Out of this group though the most internationally acclaimed would turn out to be Bob Marley. Many persons attribute this international fame to Marley’s association with the well known and influential producer by the name of Chris Blackwell .

Influence of Chris Blackwell of Island Records/Tuff Gong Records on Bob Marley Musical Career

Blackwell in 1962 made a move to England with his small scale label, purchasing master tapes produced in Kingston Jamaica and then proceeded to release them in Britain on Island the parent label and other lesser known ones such as Black Swan and Jump Up. Some of the more recognizable reggae artists that got their start on this label were Jimmy Cliff, Don Drummond and the Skatalites, Blues Buster and Marley himself.

Chris Blackwell is said to have packaged Marley for export to an international audience. Being well connected and prominent in some circles, many say it is this power combined with Bob’s raw talent that made a super star.

Marley was signed to Island/Tuff Gong Records in 1972 and in 1975 produced the international hit “No Woman No Cry”, to date one of Marley’s most far reaching and well known songs. However with this international acclaim came criticisms that Marley’s music, especially songs along the line of the all encompassing “One Love”, was being “toned down” for a wider reception at the cost of the message.

Sir Coxsone Dodd at the infamous Studio One

Prior to working with Blackwell, most of Marley’s early efforts were produced by the late Sir Coxsone Dodd at the infamous Studio One. Financial pressure however placed a strain on this relationship.

In the book on Marley’s life entitled “Catch a Fire” he is quoted as having expressed a desire to his mother Cedella that he would like to have more creative input and ownership of recording rights. However the major labels of the day such as Studio One dominated the local music seen and so young artist without much capital had no choice but to comply with certain terns and adhere to their contracts.


Lee”Scratch”Perry and Bob Marley musical Career

This strain led to yet another collaboration in Bob Marley musical career with a producer by the name of Lee “Scratch” Perry. This time the strain on the relationship came in the form of what is now termed as intellectual property rights with Bob wanting more control over his music financially as well as creatively.

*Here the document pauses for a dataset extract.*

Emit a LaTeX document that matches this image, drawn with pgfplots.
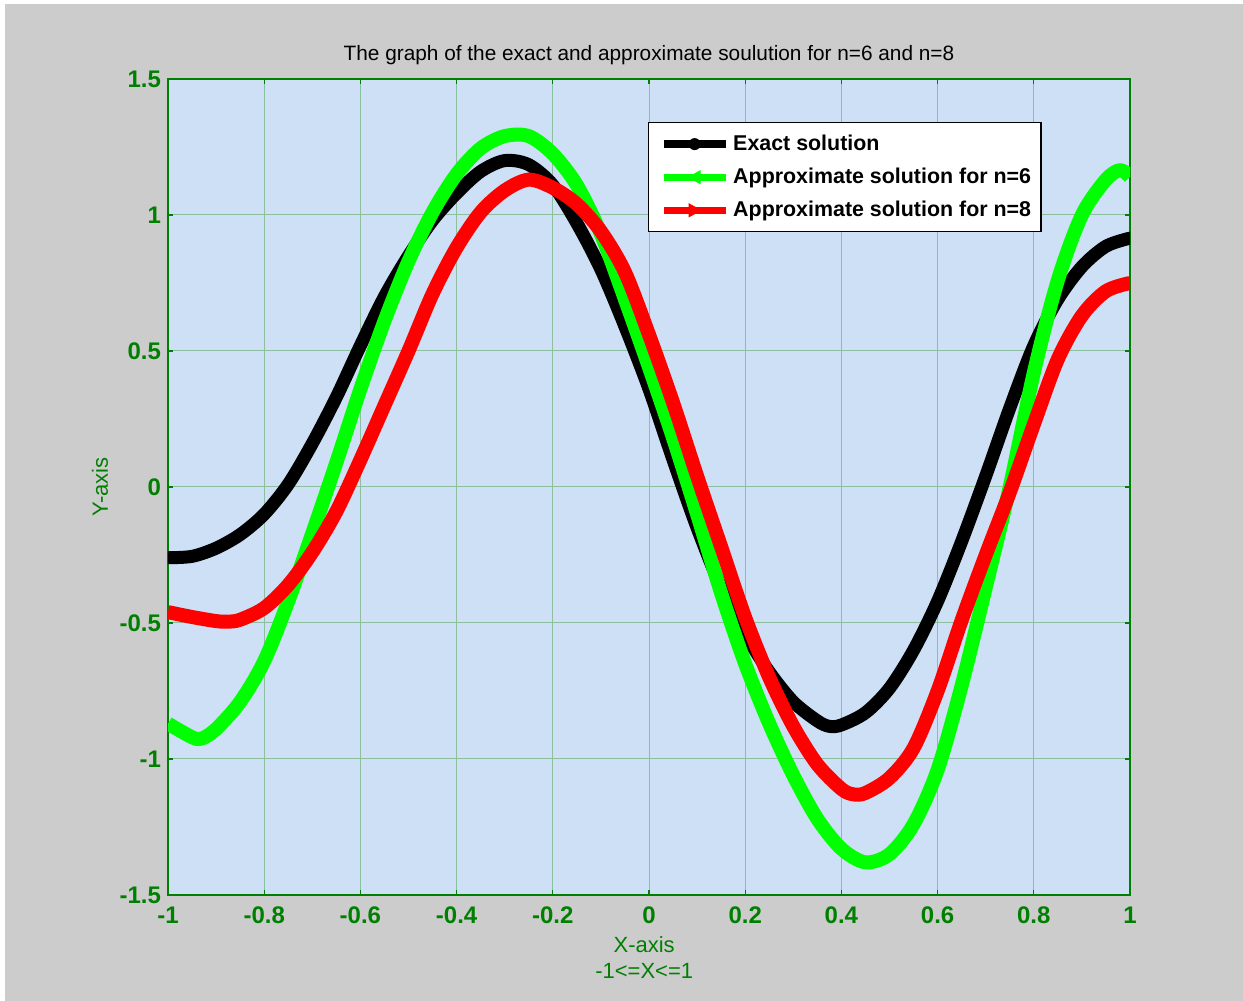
\documentclass[border=0pt]{standalone}
\usepackage{pgfplots}
\pgfplotsset{compat=1.18}
\usepackage{fontspec}
\setmainfont{Liberation Sans}
\definecolor{figbg}{RGB}{204,204,204}
\definecolor{axbg}{RGB}{205,224,246}
\definecolor{axgreen}{RGB}{0,128,0}
\definecolor{gridc}{RGB}{140,190,160}
\definecolor{lgreen}{RGB}{0,255,0}
\definecolor{lred}{RGB}{255,0,0}
\begin{document}
\begin{tikzpicture}[x=1pt,y=1pt]
\fill[white] (0,0) rectangle (621.5,500.5);
\fill[figbg] (2.5,0) rectangle (621.5,498.5);
\path[use as bounding box] (0,0) rectangle (621.5,500.5);
\begin{axis}[
  at={(84pt,53pt)}, anchor=south west,
  scale only axis, width=481pt, height=408pt,
  xmin=-1, xmax=1, ymin=-1.5, ymax=1.5,
  xtick={-1,-0.8,-0.6,-0.4,-0.2,0,0.2,0.4,0.6,0.8,1},
  xticklabels={-1,-0.8,-0.6,-0.4,-0.2,0,0.2,0.4,0.6,0.8,1},
  ytick={-1.5,-1,-0.5,0,0.5,1,1.5},
  yticklabels={-1.5,-1,-0.5,0,0.5,1,1.5},
  ticklabel style={font=\bfseries\fontsize{12}{14}\selectfont, text=axgreen},
  xticklabel style={yshift=-2.5pt},
  axis line style={axgreen, line width=0.8pt},
  tick style={axgreen, line width=0.6pt},
  major tick length=2.5pt,
  tick align=inside,
  grid=major,
  major grid style={gridc, line width=0.5pt},
  axis background/.style={fill=axbg},
  title={The graph of the exact and approximate soulution for n=6 and n=8},
  title style={at={(axis description cs:0.5,1.0319)}, anchor=center, yshift=-7pt, font=\fontsize{10.4}{12}\selectfont, text=black},
  xlabel={X-axis\\-1<=X<=1},
  xlabel style={at={(axis description cs:0.495,0)}, anchor=north, yshift=-20.5pt, inner sep=0pt, align=center, font=\fontsize{11}{13}\selectfont, text=axgreen},
  ylabel={Y-axis},
  ylabel style={at={(axis description cs:-0.0707,0.5)}, anchor=center, rotate=0, font=\fontsize{11}{13}\selectfont, text=axgreen},
  legend cell align=left,
  legend style={at={(axis description cs:0.499,0.947)}, anchor=north west,
    fill=white, draw=black, line width=0.6pt,
    font=\bfseries\fontsize{10.7}{12}\selectfont,
    inner xsep=3pt, inner ysep=4pt, row sep=3.3pt, column sep=0pt,
    nodes={inner sep=2pt, text=black}},
]
\addplot[black, line width=6.5pt, line cap=round, line join=round, smooth,
  legend image code/.code={\path (0pt,0pt); \draw[black, line width=3.6pt, line cap=butt] (1pt,0pt) -- (32pt,0pt); \fill[black, draw=none] (16.5pt,0pt) circle (3pt);}]
  coordinates {(-1,-0.26) (-0.95,-0.255) (-0.9,-0.225) (-0.85,-0.175) (-0.8,-0.10) (-0.75,0.01) (-0.7,0.16) (-0.65,0.33) (-0.6,0.52) (-0.55,0.70) (-0.5,0.85) (-0.45,0.98) (-0.4,1.08) (-0.35,1.16) (-0.3,1.20) (-0.25,1.185) (-0.2,1.11) (-0.15,0.97) (-0.1,0.80) (-0.05,0.59) (0,0.36) (0.05,0.10) (0.1,-0.15) (0.15,-0.37) (0.2,-0.54) (0.25,-0.68) (0.3,-0.79) (0.35,-0.86) (0.375,-0.88) (0.4,-0.875) (0.45,-0.83) (0.5,-0.74) (0.55,-0.60) (0.6,-0.42) (0.65,-0.20) (0.7,0.04) (0.75,0.29) (0.8,0.52) (0.85,0.69) (0.9,0.81) (0.95,0.885) (1,0.915)};
\addlegendentry{Exact solution}
\addplot[lgreen, line width=7pt, line join=round, smooth,
  legend image code/.code={\path (0pt,0pt); \draw[lgreen, line width=3.6pt, line cap=butt] (1pt,0pt) -- (32pt,0pt); \fill[lgreen, draw=none] (13pt,0pt) -- (19.5pt,3.6pt) -- (19.5pt,-3.6pt) -- cycle;}]
  coordinates {(-1,-0.87) (-0.95,-0.92) (-0.93,-0.925) (-0.9,-0.89) (-0.85,-0.79) (-0.8,-0.64) (-0.75,-0.42) (-0.7,-0.17) (-0.65,0.09) (-0.6,0.36) (-0.55,0.61) (-0.5,0.83) (-0.45,1.01) (-0.4,1.15) (-0.35,1.245) (-0.3,1.29) (-0.25,1.29) (-0.2,1.225) (-0.15,1.11) (-0.1,0.93) (-0.05,0.69) (0,0.44) (0.05,0.18) (0.1,-0.10) (0.15,-0.39) (0.2,-0.65) (0.25,-0.87) (0.3,-1.06) (0.35,-1.22) (0.4,-1.33) (0.45,-1.38) (0.5,-1.35) (0.55,-1.24) (0.6,-1.04) (0.65,-0.73) (0.7,-0.37) (0.75,0.0) (0.8,0.42) (0.85,0.76) (0.9,1.0) (0.95,1.13) (0.98,1.165) (1,1.14)};
\addlegendentry{Approximate solution for n=6}
\addplot[lred, line width=7pt, line join=round, smooth,
  legend image code/.code={\path (0pt,0pt); \draw[lred, line width=3.6pt, line cap=butt] (1pt,0pt) -- (32pt,0pt); \fill[lred, draw=none] (20pt,0pt) -- (13.5pt,3.6pt) -- (13.5pt,-3.6pt) -- cycle;}]
  coordinates {(-1,-0.46) (-0.95,-0.478) (-0.9,-0.493) (-0.875,-0.495) (-0.85,-0.488) (-0.8,-0.445) (-0.75,-0.36) (-0.7,-0.24) (-0.65,-0.09) (-0.6,0.10) (-0.55,0.30) (-0.5,0.50) (-0.45,0.71) (-0.4,0.88) (-0.35,1.01) (-0.3,1.09) (-0.25,1.13) (-0.2,1.10) (-0.15,1.04) (-0.1,0.94) (-0.05,0.79) (0,0.56) (0.05,0.31) (0.1,0.04) (0.15,-0.22) (0.2,-0.48) (0.25,-0.70) (0.3,-0.88) (0.35,-1.02) (0.4,-1.11) (0.425,-1.13) (0.45,-1.125) (0.5,-1.07) (0.55,-0.96) (0.6,-0.75) (0.65,-0.49) (0.7,-0.25) (0.75,-0.02) (0.8,0.23) (0.85,0.47) (0.9,0.63) (0.95,0.72) (1,0.75)};
\addlegendentry{Approximate solution for n=8}
\end{axis}
\end{tikzpicture}
\end{document}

Regardless of the splits Bob was able to remain friends with all three producers up until the time of his death. It must be noted that Marley’s work was responsible for the international cultural acceptance of reggae to a large extent, although it is widely believed that he lost a large portion of his Jamaican audience with this move to the international stage at the time this did not derail Bob Marley musical career. Today Marley is one of Jamaica’s cultural icons and is used as a symbol of hope, peace and love.